In January, the Central Intelligence Agency made millions of pages of documents publicly accessible through the internet.
These documents contained details of UFO investigations, the files of Henry Kissinger, and much more. They were previously unclassified, but they were incredibly hard to access. Interested parties had to visit an understaffed library in suburban Maryland and submit to being videotaped in order to use CREST, the CIA Records Search Tool, to crawl through 25 years of electronic records. It took years of effort by information activists to get them online.
The records were first requested under the Freedom of Information Act in 2011. The CIA rejected that request, claiming — incorrectly — that the records were classified. Then in June 2014, the agency accepted the request but claimed it would take 28 years to get it all onto 1,200 CDs. In 2015, FOIA publisher Muckrock sued again for the release of the records. After some legal prodding, the timeline was reduced to six years and a $108,000 bill.
In February 2016, Michael Best, a writer and former software engineer based in D.C., started a Kickstarter campaign to manually extract the data by printing it out and re-scanning it. He raised about $15,000, more than his $10,000 goal, and got to work with a MacBook Air and Fujitsu scanner. But in late October, the CIA suddenly reversed course and put all the records into its Electronic Reading room with the note that the “CIA recognized that such visits were inconvenient and presented an obstacle to many researchers.” The whole saga, and the CIA’s contradictory statements, are explained in this excellent Muckrock blog post.
Now that CREST is online, Best is shifting his focus. The CIA tool has minimal search filters and incomplete optical character recognition, he said, which makes it difficult to get relevant documents by searching keywords.

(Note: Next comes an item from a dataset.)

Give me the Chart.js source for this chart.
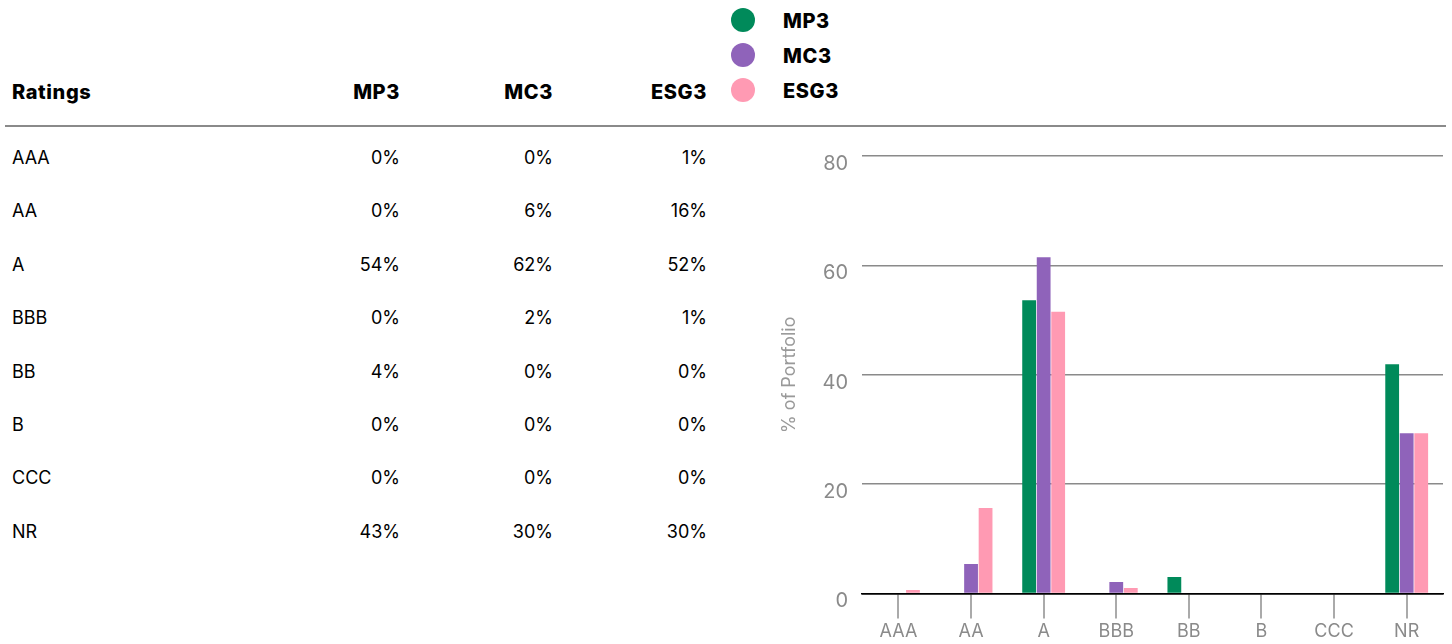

In order to make the documents easier to search, Best and a team from Data.World, a social media company that connects people interested in open data, are downloading them and adding metadata so that the info can be meticulously indexed. This more searchable version of the database will be hosted by the Internet Archive.
Best hopes that, because they are copied to the Internet Archive, the documents and their texts will appear on simple Google searches, so that anyone can organically find and get access to the information. The copying also guards against any self-censorship the CIA may attempt to do after the fact.
The release of these documents has already borne some really weird fruit, including a recipe for German disappearing ink, details of Project Stargate, the effort to use psychic powers to fight against the Soviets, and of course, alleged UFO photos.
As of this writing, Best and the team have analysed and indexed 688,000 out of 930,000 documents located on the CIA’s website, with the CREST archive accounting for about 775,000 of those.
The release of these documents has already borne some really weird fruit.
“The public release of the CREST database is obviously a victory for the public, and will hopefully encourage other agencies to do similar things. Unfortunately, it’s not the end of the road,” he said.
Best sees the release of hidden government documents as a way to reveal the truth of national and international affairs. “Letting everyone access the raw documents makes it easier to kill baseless conspiracy theories. People can check the raw documents and see what they actually say,” he said. “What makes it into government reports isn’t always the whole truth, or even the truth at all.”